Woman credits her dog for detecting breast cancer

ROCHESTER, Minn. –   Doctors recommend women start getting regular mammograms at 40 years old to detect breast cancer. In the fall of 2014, a student attending classes at Minnesota School of Business in Rochester learned she had an aggressive form of breast cancer. But how her cancer was first detected is an incredible story.

Most dog owners will tell you their dog can do some impressive tricks, but Tara Leonard’s dog, Willow might have saved her life.

“I was laying in bed studying for a test,when Willow jumped up on the bed, put her nose to my left side, I told her to get down I was busy studying,” explains Tara.

Despite the command to “get down” the Golden Retriever/St. Bernard mix was persistent and jumped back up. Tara noticed this was strange for her usually, well-behaved dog.

“She got down on the floor and was sneezing and doing whatever she could, just being weird. Jumped back up on the bed and this time, it was wet slimy and gross and I went to wipe it off and that’s when I felt the lump.”

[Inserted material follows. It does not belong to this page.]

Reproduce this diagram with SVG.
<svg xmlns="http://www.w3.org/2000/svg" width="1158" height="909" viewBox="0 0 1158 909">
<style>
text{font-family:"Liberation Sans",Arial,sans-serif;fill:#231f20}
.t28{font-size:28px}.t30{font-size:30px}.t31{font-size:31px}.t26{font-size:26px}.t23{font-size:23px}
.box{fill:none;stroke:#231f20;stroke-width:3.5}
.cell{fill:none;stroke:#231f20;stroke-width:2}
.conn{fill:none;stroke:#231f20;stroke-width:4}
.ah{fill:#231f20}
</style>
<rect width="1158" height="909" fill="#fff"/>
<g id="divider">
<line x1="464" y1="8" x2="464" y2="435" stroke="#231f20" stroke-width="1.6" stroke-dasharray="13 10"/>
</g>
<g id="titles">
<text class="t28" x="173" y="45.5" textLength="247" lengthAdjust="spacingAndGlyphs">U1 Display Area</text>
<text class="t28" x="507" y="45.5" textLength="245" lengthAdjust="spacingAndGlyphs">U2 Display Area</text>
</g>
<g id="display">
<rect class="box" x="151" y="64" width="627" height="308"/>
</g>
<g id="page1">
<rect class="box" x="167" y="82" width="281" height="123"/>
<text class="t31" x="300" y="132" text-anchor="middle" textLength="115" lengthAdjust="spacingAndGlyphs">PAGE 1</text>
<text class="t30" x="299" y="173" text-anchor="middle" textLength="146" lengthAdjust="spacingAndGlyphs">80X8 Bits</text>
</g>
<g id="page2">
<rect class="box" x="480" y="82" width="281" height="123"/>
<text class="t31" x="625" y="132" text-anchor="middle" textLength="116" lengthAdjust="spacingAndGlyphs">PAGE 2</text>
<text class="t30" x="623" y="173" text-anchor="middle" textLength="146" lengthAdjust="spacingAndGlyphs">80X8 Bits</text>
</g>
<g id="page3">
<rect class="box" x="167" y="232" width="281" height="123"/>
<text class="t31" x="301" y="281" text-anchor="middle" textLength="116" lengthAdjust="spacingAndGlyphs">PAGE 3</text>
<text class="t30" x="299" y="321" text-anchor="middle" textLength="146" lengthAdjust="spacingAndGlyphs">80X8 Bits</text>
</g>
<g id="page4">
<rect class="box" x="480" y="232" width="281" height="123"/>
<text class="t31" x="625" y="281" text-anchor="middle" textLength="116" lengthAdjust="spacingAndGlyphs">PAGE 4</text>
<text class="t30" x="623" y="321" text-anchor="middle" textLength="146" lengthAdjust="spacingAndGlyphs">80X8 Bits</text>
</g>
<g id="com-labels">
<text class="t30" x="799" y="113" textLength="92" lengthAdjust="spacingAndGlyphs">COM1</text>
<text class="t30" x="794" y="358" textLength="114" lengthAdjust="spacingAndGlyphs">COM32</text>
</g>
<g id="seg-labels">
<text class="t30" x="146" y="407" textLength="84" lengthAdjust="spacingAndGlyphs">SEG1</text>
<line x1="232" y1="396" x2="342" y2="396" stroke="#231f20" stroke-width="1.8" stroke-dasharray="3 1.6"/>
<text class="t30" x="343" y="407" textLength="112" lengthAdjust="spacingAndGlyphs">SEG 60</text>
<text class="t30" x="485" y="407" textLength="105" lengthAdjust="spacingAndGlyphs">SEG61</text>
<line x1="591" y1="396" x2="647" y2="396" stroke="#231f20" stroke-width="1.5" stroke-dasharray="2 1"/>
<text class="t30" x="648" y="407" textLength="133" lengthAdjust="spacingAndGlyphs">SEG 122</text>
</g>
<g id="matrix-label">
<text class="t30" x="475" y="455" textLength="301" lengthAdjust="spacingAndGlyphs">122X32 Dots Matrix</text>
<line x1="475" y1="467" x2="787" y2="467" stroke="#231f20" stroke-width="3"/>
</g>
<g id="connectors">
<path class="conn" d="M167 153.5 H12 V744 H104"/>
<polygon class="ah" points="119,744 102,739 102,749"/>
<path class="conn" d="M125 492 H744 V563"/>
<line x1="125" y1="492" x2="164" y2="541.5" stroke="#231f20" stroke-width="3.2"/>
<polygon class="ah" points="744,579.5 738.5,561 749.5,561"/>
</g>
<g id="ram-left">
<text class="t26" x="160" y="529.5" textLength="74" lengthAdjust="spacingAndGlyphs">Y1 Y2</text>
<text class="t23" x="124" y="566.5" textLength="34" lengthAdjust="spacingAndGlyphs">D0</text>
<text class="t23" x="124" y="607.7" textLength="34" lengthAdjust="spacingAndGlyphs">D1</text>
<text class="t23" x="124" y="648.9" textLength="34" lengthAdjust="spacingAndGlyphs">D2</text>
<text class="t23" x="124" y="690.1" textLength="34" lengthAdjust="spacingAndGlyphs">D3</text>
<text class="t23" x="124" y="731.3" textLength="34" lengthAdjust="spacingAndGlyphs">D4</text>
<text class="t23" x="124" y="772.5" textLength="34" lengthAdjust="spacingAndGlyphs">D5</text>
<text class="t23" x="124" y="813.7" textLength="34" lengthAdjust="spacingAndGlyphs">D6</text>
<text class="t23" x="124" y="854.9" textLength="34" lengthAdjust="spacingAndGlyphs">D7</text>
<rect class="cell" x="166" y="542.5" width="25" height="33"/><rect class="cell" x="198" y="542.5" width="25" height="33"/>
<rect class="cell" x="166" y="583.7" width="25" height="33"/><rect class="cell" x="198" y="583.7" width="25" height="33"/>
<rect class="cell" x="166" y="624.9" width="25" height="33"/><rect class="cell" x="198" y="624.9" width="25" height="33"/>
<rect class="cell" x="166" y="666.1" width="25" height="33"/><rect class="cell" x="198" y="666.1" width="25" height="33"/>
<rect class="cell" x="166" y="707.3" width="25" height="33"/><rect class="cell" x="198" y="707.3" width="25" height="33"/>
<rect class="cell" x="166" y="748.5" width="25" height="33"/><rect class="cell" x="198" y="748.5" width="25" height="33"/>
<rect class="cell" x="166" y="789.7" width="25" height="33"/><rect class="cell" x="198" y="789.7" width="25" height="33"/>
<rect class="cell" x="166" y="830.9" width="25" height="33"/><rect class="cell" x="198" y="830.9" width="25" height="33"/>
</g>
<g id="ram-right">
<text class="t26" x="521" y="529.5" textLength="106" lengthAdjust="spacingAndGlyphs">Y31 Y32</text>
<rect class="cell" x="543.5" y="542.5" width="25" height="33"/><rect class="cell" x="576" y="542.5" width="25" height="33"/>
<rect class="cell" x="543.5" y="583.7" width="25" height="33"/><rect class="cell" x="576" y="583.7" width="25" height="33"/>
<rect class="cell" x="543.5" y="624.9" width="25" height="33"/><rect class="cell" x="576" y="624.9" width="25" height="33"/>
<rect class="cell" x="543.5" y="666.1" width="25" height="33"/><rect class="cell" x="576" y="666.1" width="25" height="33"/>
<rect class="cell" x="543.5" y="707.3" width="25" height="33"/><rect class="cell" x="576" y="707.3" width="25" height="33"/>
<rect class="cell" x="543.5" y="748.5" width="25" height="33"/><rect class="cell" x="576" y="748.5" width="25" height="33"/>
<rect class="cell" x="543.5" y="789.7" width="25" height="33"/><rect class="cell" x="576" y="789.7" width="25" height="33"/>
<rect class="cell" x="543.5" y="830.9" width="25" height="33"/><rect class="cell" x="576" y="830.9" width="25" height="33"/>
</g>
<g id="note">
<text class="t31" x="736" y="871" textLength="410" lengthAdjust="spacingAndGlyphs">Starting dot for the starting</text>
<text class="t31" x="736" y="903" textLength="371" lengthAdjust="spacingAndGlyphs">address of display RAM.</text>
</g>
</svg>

She went to see a doctor as soon as she could, had a mammogram and biopsy and then the diagnosis; invasive ductal carcinoma. Breast cancer.

Tara had just turned 40 and was putting her mammogram off until she was finished with school in March.

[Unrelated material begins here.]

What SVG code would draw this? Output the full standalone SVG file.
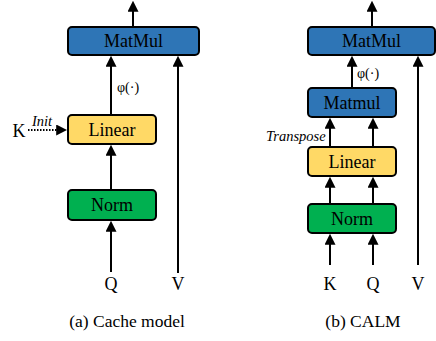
<svg xmlns="http://www.w3.org/2000/svg" width="436" height="341" viewBox="0 0 436 341" font-family="Liberation Serif, serif">
<style>
.box{stroke:#000;stroke-width:2}
.blue{fill:#2E75B6}.yellow{fill:#FFD966}.green{fill:#00B050}
text{font-family:'Liberation Serif',serif;fill:#000}
.t{font-size:18px;text-anchor:middle}
.it{font-size:14.5px;font-style:italic}
.sm{font-size:14px}
.c{font-size:17.5px;text-anchor:middle}
.ln{stroke:#000;stroke-width:2;fill:none;marker-end:url(#ah)}
.dot{stroke:#000;stroke-width:2;fill:none;stroke-dasharray:1.5 1.5;marker-end:url(#ah)}
</style>
<defs>
<marker id="ah" markerUnits="userSpaceOnUse" markerWidth="11" markerHeight="11" refX="8" refY="5" orient="auto" viewBox="0 0 10 10">
<path d="M0,0 L10,5 L0,10 z" fill="#000"/>
</marker>
</defs>
<g id="connectors">
<line class="ln" x1="133" y1="27" x2="133" y2="3"/>
<line class="ln" x1="111" y1="115" x2="111" y2="58"/>
<line class="ln" x1="178" y1="273" x2="178" y2="58"/>
<line class="dot" x1="28" y1="130" x2="65" y2="130"/>
<line class="ln" x1="111" y1="190" x2="111" y2="147"/>
<line class="ln" x1="111" y1="272" x2="111" y2="223"/>
<line class="ln" x1="372" y1="27" x2="372" y2="3"/>
<line class="ln" x1="352" y1="88" x2="352" y2="58"/>
<line class="ln" x1="418" y1="265" x2="418" y2="58"/>
<line class="ln" x1="330" y1="147" x2="330" y2="120"/>
<line class="ln" x1="373" y1="147" x2="373" y2="120"/>
<line class="ln" x1="330" y1="204" x2="330" y2="179"/>
<line class="ln" x1="373" y1="204" x2="373" y2="179"/>
<line class="ln" x1="330" y1="265" x2="330" y2="236"/>
<line class="ln" x1="373" y1="265" x2="373" y2="236"/>
<text class="sm" x="117" y="92">φ(·)</text>
<text class="it" x="32" y="126">Init</text>
<text class="sm" x="357" y="78">φ(·)</text>
<text class="it" x="266" y="141">Transpose</text>
</g>
<g id="a-matmul"><rect class="box blue" x="68" y="27" width="131" height="28" rx="4"/><text class="t" x="133.5" y="47">MatMul</text></g>
<g id="a-linear"><rect class="box yellow" x="68" y="115" width="88" height="29" rx="4"/><text class="t" x="112" y="136">Linear</text></g>
<g id="a-norm"><rect class="box green" x="68" y="190" width="88" height="30" rx="4"/><text class="t" x="112" y="211">Norm</text></g>
<g id="a-K"><text class="t" x="19" y="137">K</text></g>
<g id="a-Q"><text class="t" x="111" y="290">Q</text></g>
<g id="a-V"><text class="t" x="178" y="290">V</text></g>
<g id="b-matmul"><rect class="box blue" x="308" y="27" width="127" height="28" rx="4"/><text class="t" x="371.5" y="47">MatMul</text></g>
<g id="b-matmul2"><rect class="box blue" x="308" y="88" width="88" height="29" rx="4"/><text class="t" x="352" y="109">Matmul</text></g>
<g id="b-linear"><rect class="box yellow" x="308" y="147" width="88" height="29" rx="4"/><text class="t" x="352" y="168">Linear</text></g>
<g id="b-norm"><rect class="box green" x="308" y="204" width="88" height="29" rx="4"/><text class="t" x="352" y="225">Norm</text></g>
<g id="b-K"><text class="t" x="330" y="290">K</text></g>
<g id="b-Q"><text class="t" x="373" y="290">Q</text></g>
<g id="b-V"><text class="t" x="418" y="290">V</text></g>
<text class="c" x="127" y="327">(a) Cache model</text>
<text class="c" x="363" y="327">(b) CALM</text>
</svg>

“Doctors said, ‘we caught it just in time’, I had no node involvement, but they said it would have only been a matter of time until it spread to the nodes.”

So did her dog Willow really detected the tumor; as a vet tech, Tara believes it’s absolutely possible.

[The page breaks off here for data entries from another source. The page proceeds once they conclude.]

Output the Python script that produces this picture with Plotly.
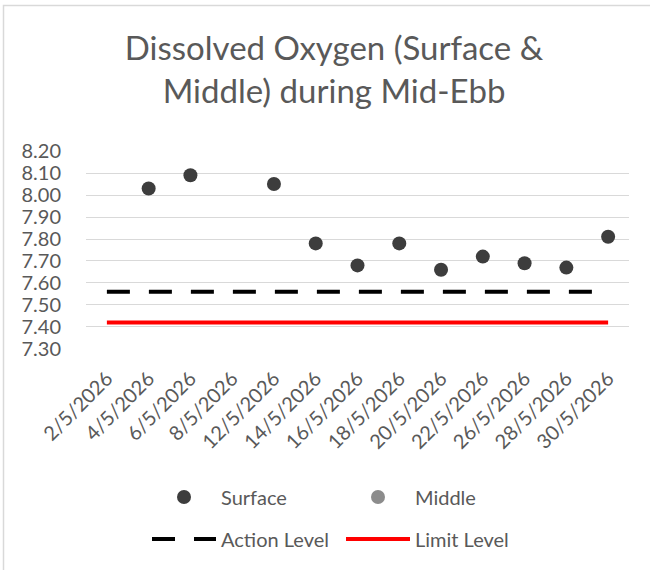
import plotly.graph_objects as go

dates = ["2/5/2026", "4/5/2026", "6/5/2026", "8/5/2026", "12/5/2026", "14/5/2026",
         "16/5/2026", "18/5/2026", "20/5/2026", "22/5/2026", "26/5/2026", "28/5/2026",
         "30/5/2026"]
surface = [None, 8.03, 8.09, None, 8.05, 7.78, 7.68, 7.78, 7.66, 7.72, 7.69, 7.67, 7.81]
middle = [None, None, None, None, None, None, None, None, None, None, None, None, None]
action_level = [7.56, 7.56, 7.56, 7.56, 7.56, 7.56, 7.56, 7.56, 7.56, 7.56, 7.56, 7.56, 7.56]
limit_level = [7.42, 7.42, 7.42, 7.42, 7.42, 7.42, 7.42, 7.42, 7.42, 7.42, 7.42, 7.42, 7.42]
y_ticks = [7.30, 7.40, 7.50, 7.60, 7.70, 7.80, 7.90, 8.00, 8.10, 8.20]

FONT = "Lato, 'Open Sans', sans-serif"
TXT = "#595959"
W, H = 650, 570

fig = go.Figure()
fig.add_trace(go.Scatter(x=dates, y=action_level, mode="lines", name="Action Level",
                         line=dict(color="#000000", width=4, dash="23px,19px"),
                         legend="legend4", cliponaxis=False))
fig.add_trace(go.Scatter(x=dates, y=limit_level, mode="lines", name="Limit Level",
                         line=dict(color="#ff0000", width=4),
                         legend="legend5", cliponaxis=False))
fig.add_trace(go.Scatter(x=dates, y=surface, mode="markers", name="Surface",
                         marker=dict(color="#3d3d3d", size=14),
                         legend="legend2", cliponaxis=False))
fig.add_trace(go.Scatter(x=dates, y=middle, mode="markers", name="Middle",
                         marker=dict(color="#8c8c8c", size=14),
                         legend="legend3", cliponaxis=False))

def leg(px, py):
    return dict(x=px / W, y=1 - py / H, xref="container", yref="container",
                xanchor="left", yanchor="middle", orientation="h",
                font=dict(family=FONT, size=20, color=TXT),
                bgcolor="rgba(0,0,0,0)", itemwidth=64, traceorder="normal")

fig.update_layout(
    width=W, height=H,
    showlegend=True,
    paper_bgcolor="white", plot_bgcolor="white",
    margin=dict(l=86, r=21, t=151, b=221),
    title=dict(text="Dissolved Oxygen (Surface &<br>Middle) during Mid-Ebb",
               x=334 / W, xanchor="center", xref="container",
               y=1 - 60 / H, yanchor="top", yref="container",
               font=dict(family=FONT, size=33, color=TXT)),
    font=dict(family=FONT, color=TXT),
    legend2=leg(147, 497),
    legend3=leg(341, 497),
    legend4=leg(147, 539),
    legend5=leg(341, 539),
    xaxis=dict(type="category", categoryorder="array", categoryarray=dates,
               range=[-0.5, len(dates) - 0.5], showgrid=False, zeroline=False,
               showline=False, ticks="", tickangle=-45,
               ticklabelstandoff=13,
               tickfont=dict(family=FONT, size=20, color=TXT)),
    yaxis=dict(range=[7.2995, 8.2005], tickvals=y_ticks, tickformat=".2f",
               showgrid=True, gridcolor="#d9d9d9", gridwidth=1.3,
               zeroline=False, showline=False, ticks="",
               ticklabelstandoff=24,
               tickfont=dict(family=FONT, size=20, color=TXT)),
    shapes=[dict(type="rect", xref="paper", yref="paper",
                 x0=(3.5 - 86) / 543, x1=(660 - 86) / 543,
                 y0=(349 - 580) / 198, y1=(349 - 5.5) / 198,
                 line=dict(color="#d9d9d9", width=1.5), fillcolor="rgba(0,0,0,0)",
                 layer="below")],
)

fig.write_html("out.html", config={"displayModeBar": False},
               post_script="document.body.style.margin='0';document.body.style.overflow='hidden';")
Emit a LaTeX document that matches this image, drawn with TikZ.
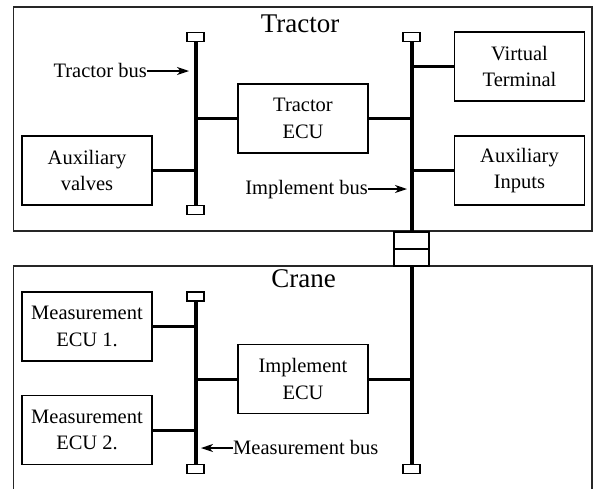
\documentclass[tikz,border=0pt]{standalone}
\usepackage{fontspec}
\setmainfont{Liberation Serif}
\usetikzlibrary{arrows.meta}
\begin{document}
\begin{tikzpicture}[x=1pt,y=-1pt,
  outer/.style={draw=black!85, line width=1.3pt},
  box/.style={draw, line width=1.2pt, minimum width=130pt, minimum height=69pt, align=center, font=\fontsize{20.5}{26.5}\selectfont, inner sep=0pt},
  bus/.style={line width=4pt},
  branch/.style={line width=3pt},
  term/.style={draw, fill=white, line width=1.1pt, minimum width=17pt, minimum height=9pt, inner sep=0pt},
  connbox/.style={draw, line width=1.3pt, minimum width=35pt, minimum height=17pt, inner sep=0pt},
  lbl/.style={font=\fontsize{20.5}{24}\selectfont, inner sep=0pt},
  ttl/.style={font=\fontsize{27}{30}\selectfont, inner sep=0pt},
  arr/.style={-{Stealth[length=12pt,width=8pt,inset=3.5pt]}, line width=1.3pt}]
\useasboundingbox (0,0) rectangle (596,488);
\clip (0,0) rectangle (596,488);
% outer frames
\draw[outer] (13.5,7) rectangle (592,231);
\draw[outer] (13.5,266) rectangle (592,500);
\node[ttl, anchor=base] (tractor) at (300,32) {Tractor};
\node[ttl, anchor=base] (crane) at (303.5,287) {Crane};
% tractor boxes
\node[box] (tecu) at (303,118.5) {Tractor\\ECU};
\node[box] (auxv) at (87,170.5) {Auxiliary\\valves};
\node[box] (vt) at (519.5,66.5) {Virtual\\Terminal};
\node[box] (auxi) at (519.5,170.5) {Auxiliary\\Inputs};
% crane boxes
\node[box] (m1) at (87,326.5) {Measurement\\ECU 1.};
\node[box] (m2) at (87,430) {Measurement\\ECU 2.};
\node[box] (iecu) at (303,379) {Implement\\ECU};
% connector
\node[connbox] (c1) at (411.5,240.5) {};
\node[connbox] (c2) at (411.5,257.5) {};
% terminators
\node[term] (tLt) at (195.5,37) {};
\node[term] (tLb) at (195.5,210) {};
\node[term] (tRt) at (411.5,37) {};
\node[term] (cLt) at (195.5,296.5) {};
\node[term] (cLb) at (195.5,469) {};
\node[term] (cRb) at (411.5,469) {};
% buses
\draw[bus] (tLt.south) -- (tLb.north);
\draw[bus] (tRt.south) -- (c1.north);
\draw[bus] (cLt.south) -- (cLb.north);
\draw[bus] (c2.south) -- (cRb.north);
% branches
\draw[branch] (auxv.east) -- (auxv.east -| tLt);
\draw[branch] (tecu.west) -- (tecu.west -| tLt);
\draw[branch] (tecu.east) -- (tecu.east -| tRt);
\draw[branch] (vt.west) -- (vt.west -| tRt);
\draw[branch] (auxi.west) -- (auxi.west -| tRt);
\draw[branch] (m1.east) -- (m1.east -| cLt);
\draw[branch] (m2.east) -- (m2.east -| cLt);
\draw[branch] (iecu.west) -- (iecu.west -| cLt);
\draw[branch] (iecu.east) -- (iecu.east -| cRb);
% labels
\node[lbl, anchor=base east] (tbl) at (147,77) {Tractor bus};
\draw[arr] (147,71) -- (189,71);
\node[lbl, anchor=base east] (ibl) at (368,194) {Implement bus};
\draw[arr] (368,189) -- (407,189);
\node[lbl, anchor=base west] (mbl) at (233,454) {Measurement bus};
\draw[arr] (233,448) -- (201,448);
\end{tikzpicture}
\end{document}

“They use animals to detect when a seizure is coming on for people who have epilepsy, they can detect heart attacks, whenever a diabetic is low on blood sugar,” she explains.

There’s research to back that up. According to The Insitu Foundation, dogs have evolved to detect changes in humans. Since humans provide food, water and shelter for them, dogs will notice if something could threaten that. There’s even been a study that looks at the accuracy of canine scent detection in different stages of lung cancer.

Whether you believe Willow detected Tara’s cancer or just think it’s a great coincidence, the best part of this story is, Tara is cancer free, with a new attitude on life and a companion she’ll forever be grateful to.

“She’s one of those that you just have to give her an extra hug and an extra kiss and know she’s there for a reason.”

One piece of advice Tara wants to give those turning 40 is to not put off getting your mammogram like she did.